I am tring to extract a link from a phrase and it could be any where last, first or middle so I am usig this regex
link=text.scan(/(^| )(http.*)($| )/)
but the problem is when the link is in the middle it gets the whole phrase until the end. What should I do ?
It's because .* next to http is greedy. I suggest you to use lookarounds.
link=text.scan(/(?<!\S)(http\S+)(?!\S)/)
OR
link=text.scan(/(?<!\S)(http\S+)/)
Example:
> "http://bar.com foo http://bar.com bar http://bar.com".scan(/(?<!\S)http\S+(?!\S)/)
=> ["http://bar.com", "http://bar.com", "http://bar.com"]
(?<!\S) Negative lookbehind which asserts that the match won't be preceeded by a non-space character.
http\S+ Matches the substring http plus the following one or more non-space characters.
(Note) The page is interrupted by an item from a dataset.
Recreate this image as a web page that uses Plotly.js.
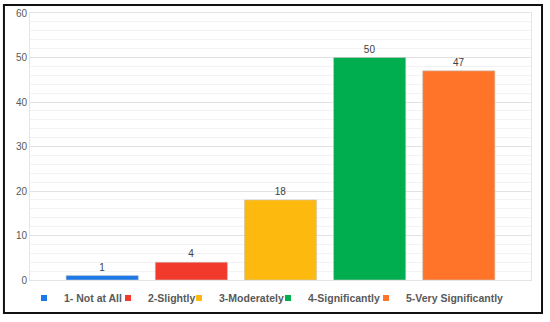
<!DOCTYPE html>
<html>
<head>
<meta charset="utf-8">
<script src="https://cdn.plot.ly/plotly-3.0.1.min.js"></script>
<style>
html,body{margin:0;padding:0;background:#fff;}
#chart{width:550px;height:322px;}
</style>
</head>
<body>
<div id="chart"></div>
<script>
var categories = ["1- Not at All", "2-Slightly", "3-Moderately", "4-Significantly", "5-Very Significantly"];
var values = [1, 4, 18, 50, 47];
var colors = ["#1C78E8", "#F23A2C", "#FDB90E", "#00AD4F", "#FF7428"];
var yTicks = [0, 10, 20, 30, 40, 50, 60];

// legend item left edges (paper fraction) – layout only
var legendX = [-0.012, 0.1557, 0.2974, 0.475, 0.6707];

var traces = [];
for (var i = 0; i < categories.length; i++) {
  traces.push({
    type: "bar",
    x: [categories[i]],
    y: [values[i]],
    name: categories[i],
    width: 0.81,
    marker: {color: colors[i], line: {color: "rgba(200,200,200,0.6)", width: 1}},
    text: [String(values[i])],
    textposition: "outside",
    cliponaxis: false,
    textfont: {family: "Liberation Sans, Arial, sans-serif", size: 10, color: "#404040"},
    showlegend: false,
    hoverinfo: "x+y"
  });
}
for (var j = 0; j < categories.length; j++) {
  traces.push({
    type: "scatter",
    mode: "markers",
    x: [categories[j]],
    y: [null],
    name: categories[j],
    legend: j === 0 ? "legend" : "legend" + (j + 1),
    marker: {color: colors[j], symbol: "square", size: 6},
    showlegend: true
  });
}

var layout = {
  width: 550,
  height: 322,
  margin: {l: 30, r: 19, t: 13, b: 42, autoexpand: false},
  paper_bgcolor: "#ffffff",
  plot_bgcolor: "#ffffff",
  barmode: "overlay",
  showlegend: true,
  font: {family: "Liberation Sans, Arial, sans-serif", color: "#595959"},
  xaxis: {
    type: "category",
    range: [-0.81, 4.81],
    showticklabels: false,
    showgrid: false,
    zeroline: false,
    showline: true,
    mirror: true,
    linecolor: "#e4e4e4",
    linewidth: 1,
    fixedrange: true
  },
  yaxis: {
    range: [0, 60],
    tickvals: yTicks,
    ticktext: yTicks.map(String),
    tickfont: {size: 10, color: "#595959"},
    showgrid: true,
    gridcolor: "#e2e2e2",
    gridwidth: 1,
    minor: {dtick: 2, showgrid: true, gridcolor: "#f3f3f3", gridwidth: 1},
    zeroline: false,
    showline: true,
    mirror: true,
    linecolor: "#e4e4e4",
    ticks: "",
    ticklen: 0,
    fixedrange: true
  },
  shapes: [{
    type: "rect",
    xref: "paper", yref: "paper",
    x0: -0.052, x1: 1.022,
    y0: -0.1236, y1: 1.03,
    line: {color: "#111111", width: 2},
    fillcolor: "rgba(0,0,0,0)",
    layer: "above"
  }]
};

for (var k = 0; k < categories.length; k++) {
  var key = k === 0 ? "legend" : "legend" + (k + 1);
  layout[key] = {
    orientation: "h",
    x: legendX[k],
    xanchor: "left",
    y: -0.067,
    yanchor: "middle",
    font: {size: 10.5, color: "#595959", weight: "bold"},
    itemwidth: 30,
    bgcolor: "rgba(0,0,0,0)",
    borderwidth: 0
  };
}

Plotly.newPlot("chart", traces, layout, {displayModeBar: false, staticPlot: true});
</script>
</body>
</html>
Do all the links you are trying to match follow some simple pattern? We'd need to see more context to confidently provide a good solution to your problem.
For example, the regex:
link=text.scan(/http.*\.com/)
...might be good enough for the job (this assumes all links end in ".com"), but I can't say for sure without more information.
Or again, for example, perhaps you could use something like:
link=text.scan(/http[a-z./:]*) - this assumes all links contain only lower case letters, ".", "/" and ":".